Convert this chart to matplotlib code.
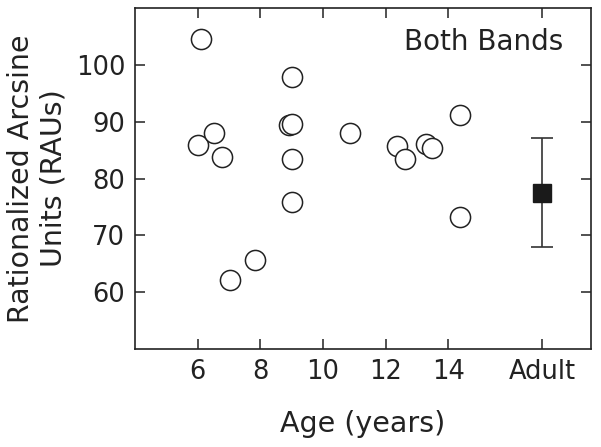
import matplotlib.pyplot as plt
import numpy as np

# child data: age (years) and score (RAU)
ages = [6.1, 6.0, 6.52, 6.78, 7.03, 7.84, 8.91, 9.02, 9.02, 9.02, 9.02,
        10.87, 12.36, 12.62, 13.29, 13.47, 14.38, 14.38]
scores = [104.5, 85.9, 88.0, 83.75, 62.2, 65.7, 89.4, 89.6, 97.9, 83.4, 75.9,
          88.1, 85.8, 83.45, 86.1, 85.4, 91.2, 73.3]

# adult mean and spread
adult_x = 17.0
adult_mean = 77.5
adult_err = 9.6

xticks = [6, 8, 10, 12, 14, 17]
xticklabels = ["6", "8", "10", "12", "14", "Adult"]
yticks = [60, 70, 80, 90, 100]

fig = plt.figure(figsize=(6.01, 4.47), dpi=100)
ax = fig.add_axes([0.2246, 0.2192, 0.7588, 0.7628])

ax.plot(ages, scores, "o", ms=14.5, mfc="white", mec="#222222", mew=1.1)
ax.errorbar(adult_x, adult_mean, yerr=adult_err, fmt="s", ms=13,
            color="#1a1a1a", ecolor="#333333", elinewidth=1.2,
            capsize=8, capthick=1.2)

ax.set_xlim(4.0, 18.55)
ax.set_ylim(50, 110)
ax.set_xticks(xticks)
ax.set_xticklabels(xticklabels)
ax.set_yticks(yticks)

ax.tick_params(direction="in", length=7, width=1.1, top=True, right=True,
               labelsize=18.5, pad=7, colors="#222222")
for s in ax.spines.values():
    s.set_linewidth(1.2)
    s.set_color("#222222")

ax.text(0.94, 0.9, "Both Bands", transform=ax.transAxes, ha="right",
        va="center", fontsize=20, color="#222222")

ax.set_xlabel("Age (years)", fontsize=20.5, labelpad=18, color="#222222")
ax.set_ylabel("Rationalized Arcsine\nUnits (RAUs)", fontsize=20.5,
              labelpad=6, color="#222222", linespacing=1.2)

fig.savefig("out.png", dpi=100)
■ ■ ■
## Problem
Leave the pictures out and reproduce exactly the lines from the top of the listing above through the line with "yticks = [60, 70, 80, 90, 100]".

## Exercise response
Convert this chart to matplotlib code.
import matplotlib.pyplot as plt
import numpy as np

# child data: age (years) and score (RAU)
ages = [6.1, 6.0, 6.52, 6.78, 7.03, 7.84, 8.91, 9.02, 9.02, 9.02, 9.02,
        10.87, 12.36, 12.62, 13.29, 13.47, 14.38, 14.38]
scores = [104.5, 85.9, 88.0, 83.75, 62.2, 65.7, 89.4, 89.6, 97.9, 83.4, 75.9,
          88.1, 85.8, 83.45, 86.1, 85.4, 91.2, 73.3]

# adult mean and spread
adult_x = 17.0
adult_mean = 77.5
adult_err = 9.6

xticks = [6, 8, 10, 12, 14, 17]
xticklabels = ["6", "8", "10", "12", "14", "Adult"]
yticks = [60, 70, 80, 90, 100]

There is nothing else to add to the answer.